*Dataset section*.
------------------------------------

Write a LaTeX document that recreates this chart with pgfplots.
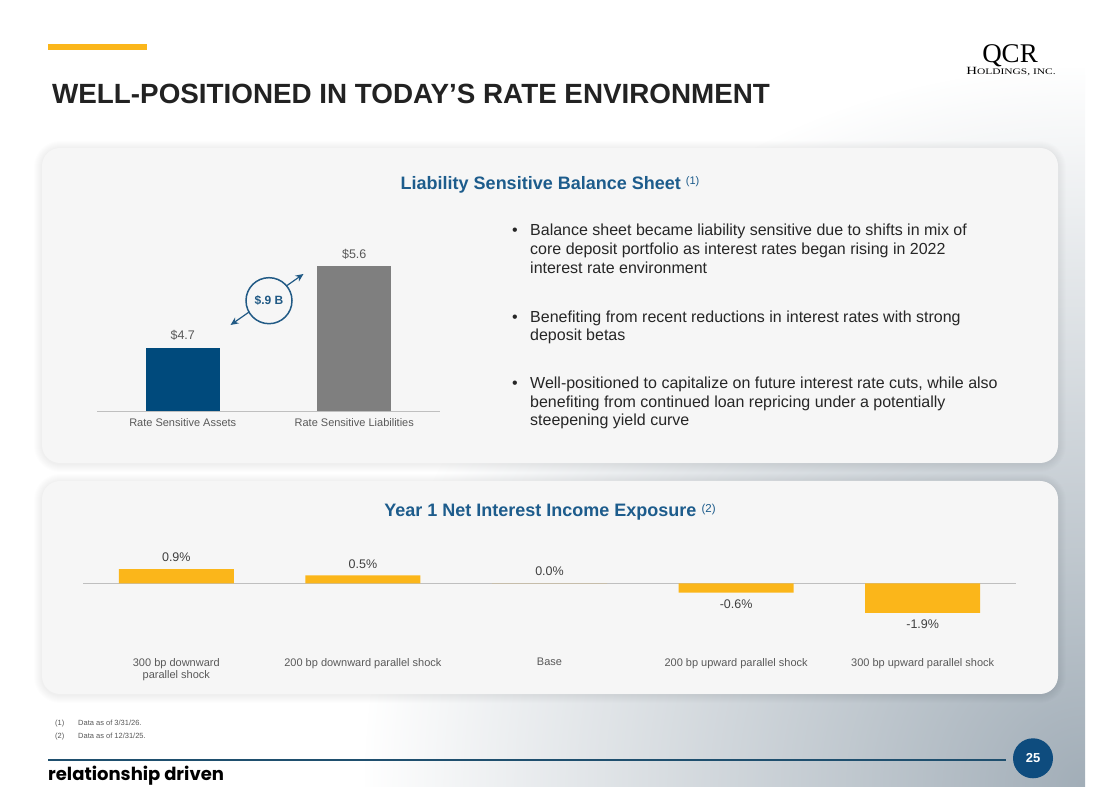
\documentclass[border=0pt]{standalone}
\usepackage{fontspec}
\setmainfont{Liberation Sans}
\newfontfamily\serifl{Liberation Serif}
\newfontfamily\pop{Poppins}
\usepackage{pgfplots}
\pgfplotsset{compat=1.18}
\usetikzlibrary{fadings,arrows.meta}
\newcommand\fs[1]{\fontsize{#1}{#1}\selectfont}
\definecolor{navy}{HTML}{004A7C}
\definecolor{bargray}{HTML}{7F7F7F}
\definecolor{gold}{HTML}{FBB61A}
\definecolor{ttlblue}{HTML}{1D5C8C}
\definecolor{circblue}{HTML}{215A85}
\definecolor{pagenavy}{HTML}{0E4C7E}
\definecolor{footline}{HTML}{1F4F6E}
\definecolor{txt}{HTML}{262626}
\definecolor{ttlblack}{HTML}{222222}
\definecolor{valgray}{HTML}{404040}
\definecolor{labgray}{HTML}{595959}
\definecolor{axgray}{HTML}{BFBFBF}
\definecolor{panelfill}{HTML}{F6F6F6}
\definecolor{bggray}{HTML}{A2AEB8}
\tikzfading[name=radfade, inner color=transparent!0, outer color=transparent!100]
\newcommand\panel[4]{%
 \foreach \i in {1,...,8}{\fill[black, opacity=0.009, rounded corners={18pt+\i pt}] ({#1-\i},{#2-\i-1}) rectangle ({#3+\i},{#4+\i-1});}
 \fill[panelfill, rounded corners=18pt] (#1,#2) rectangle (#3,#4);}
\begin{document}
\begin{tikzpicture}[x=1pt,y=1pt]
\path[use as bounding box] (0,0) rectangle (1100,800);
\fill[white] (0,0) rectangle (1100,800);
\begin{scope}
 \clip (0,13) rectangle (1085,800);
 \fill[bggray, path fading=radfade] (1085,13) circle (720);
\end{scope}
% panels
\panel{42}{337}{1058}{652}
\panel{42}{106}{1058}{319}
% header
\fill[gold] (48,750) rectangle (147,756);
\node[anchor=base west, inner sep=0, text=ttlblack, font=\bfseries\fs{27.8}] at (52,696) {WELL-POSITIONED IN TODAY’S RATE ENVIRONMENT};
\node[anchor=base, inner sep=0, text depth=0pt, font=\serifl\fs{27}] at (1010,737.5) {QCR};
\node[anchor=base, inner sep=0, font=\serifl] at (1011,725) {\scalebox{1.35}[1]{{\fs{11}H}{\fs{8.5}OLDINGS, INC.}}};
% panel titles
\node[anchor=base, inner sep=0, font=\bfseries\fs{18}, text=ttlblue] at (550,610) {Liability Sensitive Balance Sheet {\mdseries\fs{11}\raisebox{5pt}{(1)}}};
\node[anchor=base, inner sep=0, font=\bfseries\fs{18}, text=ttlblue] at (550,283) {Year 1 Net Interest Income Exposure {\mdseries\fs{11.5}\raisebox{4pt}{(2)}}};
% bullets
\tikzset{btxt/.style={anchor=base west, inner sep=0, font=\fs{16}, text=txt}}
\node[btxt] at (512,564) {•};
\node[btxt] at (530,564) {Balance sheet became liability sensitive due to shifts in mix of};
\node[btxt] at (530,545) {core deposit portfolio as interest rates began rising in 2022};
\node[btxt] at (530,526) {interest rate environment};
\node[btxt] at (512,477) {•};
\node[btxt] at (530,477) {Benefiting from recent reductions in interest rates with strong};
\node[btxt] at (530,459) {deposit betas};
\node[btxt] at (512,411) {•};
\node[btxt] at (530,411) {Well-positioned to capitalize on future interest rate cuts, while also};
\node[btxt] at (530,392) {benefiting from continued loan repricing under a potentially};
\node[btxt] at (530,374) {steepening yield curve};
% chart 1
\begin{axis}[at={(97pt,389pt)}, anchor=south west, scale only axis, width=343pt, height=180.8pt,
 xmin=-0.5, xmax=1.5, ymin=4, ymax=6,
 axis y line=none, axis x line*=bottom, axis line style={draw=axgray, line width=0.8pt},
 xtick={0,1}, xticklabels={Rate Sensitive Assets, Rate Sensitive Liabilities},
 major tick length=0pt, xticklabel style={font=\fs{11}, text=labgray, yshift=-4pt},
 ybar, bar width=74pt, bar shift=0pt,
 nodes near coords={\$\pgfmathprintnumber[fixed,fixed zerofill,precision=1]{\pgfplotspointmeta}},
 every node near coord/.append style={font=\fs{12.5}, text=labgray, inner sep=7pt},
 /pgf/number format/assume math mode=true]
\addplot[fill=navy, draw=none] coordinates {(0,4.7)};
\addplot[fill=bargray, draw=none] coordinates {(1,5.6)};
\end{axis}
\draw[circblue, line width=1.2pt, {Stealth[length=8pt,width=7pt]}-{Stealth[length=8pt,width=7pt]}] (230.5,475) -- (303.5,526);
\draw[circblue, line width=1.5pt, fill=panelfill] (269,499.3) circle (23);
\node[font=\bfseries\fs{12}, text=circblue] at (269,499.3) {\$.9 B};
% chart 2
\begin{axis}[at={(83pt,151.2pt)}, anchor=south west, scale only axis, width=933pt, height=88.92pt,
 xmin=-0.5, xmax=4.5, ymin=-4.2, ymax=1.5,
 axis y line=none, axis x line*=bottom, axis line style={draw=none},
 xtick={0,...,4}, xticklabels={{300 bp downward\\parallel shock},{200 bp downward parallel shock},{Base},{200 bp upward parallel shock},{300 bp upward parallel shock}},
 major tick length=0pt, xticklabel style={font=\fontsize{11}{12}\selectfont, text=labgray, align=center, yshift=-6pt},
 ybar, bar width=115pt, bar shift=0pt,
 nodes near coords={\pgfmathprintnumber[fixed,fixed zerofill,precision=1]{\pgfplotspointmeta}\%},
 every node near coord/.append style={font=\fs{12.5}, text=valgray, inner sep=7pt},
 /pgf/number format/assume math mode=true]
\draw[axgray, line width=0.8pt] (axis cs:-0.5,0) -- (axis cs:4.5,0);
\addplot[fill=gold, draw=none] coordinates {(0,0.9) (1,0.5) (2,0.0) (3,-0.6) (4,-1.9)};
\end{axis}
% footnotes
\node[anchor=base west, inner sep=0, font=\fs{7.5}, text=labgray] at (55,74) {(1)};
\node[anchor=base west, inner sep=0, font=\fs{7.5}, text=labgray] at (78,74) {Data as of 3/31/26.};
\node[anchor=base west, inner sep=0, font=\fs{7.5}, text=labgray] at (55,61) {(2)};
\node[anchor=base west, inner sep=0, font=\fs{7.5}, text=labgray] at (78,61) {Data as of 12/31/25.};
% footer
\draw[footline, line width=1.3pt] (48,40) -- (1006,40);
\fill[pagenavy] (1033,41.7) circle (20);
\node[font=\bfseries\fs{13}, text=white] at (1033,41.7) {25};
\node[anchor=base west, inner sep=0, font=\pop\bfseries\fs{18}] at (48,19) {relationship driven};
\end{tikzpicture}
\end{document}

------------------------------------

*What is being asked*. Restate the data above exactly, stripping out each image.

*Correct result*.
Write a LaTeX document that recreates this chart with pgfplots.
\documentclass[border=0pt]{standalone}
\usepackage{fontspec}
\setmainfont{Liberation Sans}
\newfontfamily\serifl{Liberation Serif}
\newfontfamily\pop{Poppins}
\usepackage{pgfplots}
\pgfplotsset{compat=1.18}
\usetikzlibrary{fadings,arrows.meta}
\newcommand\fs[1]{\fontsize{#1}{#1}\selectfont}
\definecolor{navy}{HTML}{004A7C}
\definecolor{bargray}{HTML}{7F7F7F}
\definecolor{gold}{HTML}{FBB61A}
\definecolor{ttlblue}{HTML}{1D5C8C}
\definecolor{circblue}{HTML}{215A85}
\definecolor{pagenavy}{HTML}{0E4C7E}
\definecolor{footline}{HTML}{1F4F6E}
\definecolor{txt}{HTML}{262626}
\definecolor{ttlblack}{HTML}{222222}
\definecolor{valgray}{HTML}{404040}
\definecolor{labgray}{HTML}{595959}
\definecolor{axgray}{HTML}{BFBFBF}
\definecolor{panelfill}{HTML}{F6F6F6}
\definecolor{bggray}{HTML}{A2AEB8}
\tikzfading[name=radfade, inner color=transparent!0, outer color=transparent!100]
\newcommand\panel[4]{%
 \foreach \i in {1,...,8}{\fill[black, opacity=0.009, rounded corners={18pt+\i pt}] ({#1-\i},{#2-\i-1}) rectangle ({#3+\i},{#4+\i-1});}
 \fill[panelfill, rounded corners=18pt] (#1,#2) rectangle (#3,#4);}
\begin{document}
\begin{tikzpicture}[x=1pt,y=1pt]
\path[use as bounding box] (0,0) rectangle (1100,800);
\fill[white] (0,0) rectangle (1100,800);
\begin{scope}
 \clip (0,13) rectangle (1085,800);
 \fill[bggray, path fading=radfade] (1085,13) circle (720);
\end{scope}
% panels
\panel{42}{337}{1058}{652}
\panel{42}{106}{1058}{319}
% header
\fill[gold] (48,750) rectangle (147,756);
\node[anchor=base west, inner sep=0, text=ttlblack, font=\bfseries\fs{27.8}] at (52,696) {WELL-POSITIONED IN TODAY’S RATE ENVIRONMENT};
\node[anchor=base, inner sep=0, text depth=0pt, font=\serifl\fs{27}] at (1010,737.5) {QCR};
\node[anchor=base, inner sep=0, font=\serifl] at (1011,725) {\scalebox{1.35}[1]{{\fs{11}H}{\fs{8.5}OLDINGS, INC.}}};
% panel titles
\node[anchor=base, inner sep=0, font=\bfseries\fs{18}, text=ttlblue] at (550,610) {Liability Sensitive Balance Sheet {\mdseries\fs{11}\raisebox{5pt}{(1)}}};
\node[anchor=base, inner sep=0, font=\bfseries\fs{18}, text=ttlblue] at (550,283) {Year 1 Net Interest Income Exposure {\mdseries\fs{11.5}\raisebox{4pt}{(2)}}};
% bullets
\tikzset{btxt/.style={anchor=base west, inner sep=0, font=\fs{16}, text=txt}}
\node[btxt] at (512,564) {•};
\node[btxt] at (530,564) {Balance sheet became liability sensitive due to shifts in mix of};
\node[btxt] at (530,545) {core deposit portfolio as interest rates began rising in 2022};
\node[btxt] at (530,526) {interest rate environment};
\node[btxt] at (512,477) {•};
\node[btxt] at (530,477) {Benefiting from recent reductions in interest rates with strong};
\node[btxt] at (530,459) {deposit betas};
\node[btxt] at (512,411) {•};
\node[btxt] at (530,411) {Well-positioned to capitalize on future interest rate cuts, while also};
\node[btxt] at (530,392) {benefiting from continued loan repricing under a potentially};
\node[btxt] at (530,374) {steepening yield curve};
% chart 1
\begin{axis}[at={(97pt,389pt)}, anchor=south west, scale only axis, width=343pt, height=180.8pt,
 xmin=-0.5, xmax=1.5, ymin=4, ymax=6,
 axis y line=none, axis x line*=bottom, axis line style={draw=axgray, line width=0.8pt},
 xtick={0,1}, xticklabels={Rate Sensitive Assets, Rate Sensitive Liabilities},
 major tick length=0pt, xticklabel style={font=\fs{11}, text=labgray, yshift=-4pt},
 ybar, bar width=74pt, bar shift=0pt,
 nodes near coords={\$\pgfmathprintnumber[fixed,fixed zerofill,precision=1]{\pgfplotspointmeta}},
 every node near coord/.append style={font=\fs{12.5}, text=labgray, inner sep=7pt},
 /pgf/number format/assume math mode=true]
\addplot[fill=navy, draw=none] coordinates {(0,4.7)};
\addplot[fill=bargray, draw=none] coordinates {(1,5.6)};
\end{axis}
\draw[circblue, line width=1.2pt, {Stealth[length=8pt,width=7pt]}-{Stealth[length=8pt,width=7pt]}] (230.5,475) -- (303.5,526);
\draw[circblue, line width=1.5pt, fill=panelfill] (269,499.3) circle (23);
\node[font=\bfseries\fs{12}, text=circblue] at (269,499.3) {\$.9 B};
% chart 2
\begin{axis}[at={(83pt,151.2pt)}, anchor=south west, scale only axis, width=933pt, height=88.92pt,
 xmin=-0.5, xmax=4.5, ymin=-4.2, ymax=1.5,
 axis y line=none, axis x line*=bottom, axis line style={draw=none},
 xtick={0,...,4}, xticklabels={{300 bp downward\\parallel shock},{200 bp downward parallel shock},{Base},{200 bp upward parallel shock},{300 bp upward parallel shock}},
 major tick length=0pt, xticklabel style={font=\fontsize{11}{12}\selectfont, text=labgray, align=center, yshift=-6pt},
 ybar, bar width=115pt, bar shift=0pt,
 nodes near coords={\pgfmathprintnumber[fixed,fixed zerofill,precision=1]{\pgfplotspointmeta}\%},
 every node near coord/.append style={font=\fs{12.5}, text=valgray, inner sep=7pt},
 /pgf/number format/assume math mode=true]
\draw[axgray, line width=0.8pt] (axis cs:-0.5,0) -- (axis cs:4.5,0);
\addplot[fill=gold, draw=none] coordinates {(0,0.9) (1,0.5) (2,0.0) (3,-0.6) (4,-1.9)};
\end{axis}
% footnotes
\node[anchor=base west, inner sep=0, font=\fs{7.5}, text=labgray] at (55,74) {(1)};
\node[anchor=base west, inner sep=0, font=\fs{7.5}, text=labgray] at (78,74) {Data as of 3/31/26.};
\node[anchor=base west, inner sep=0, font=\fs{7.5}, text=labgray] at (55,61) {(2)};
\node[anchor=base west, inner sep=0, font=\fs{7.5}, text=labgray] at (78,61) {Data as of 12/31/25.};
% footer
\draw[footline, line width=1.3pt] (48,40) -- (1006,40);
\fill[pagenavy] (1033,41.7) circle (20);
\node[font=\bfseries\fs{13}, text=white] at (1033,41.7) {25};
\node[anchor=base west, inner sep=0, font=\pop\bfseries\fs{18}] at (48,19) {relationship driven};
\end{tikzpicture}
\end{document}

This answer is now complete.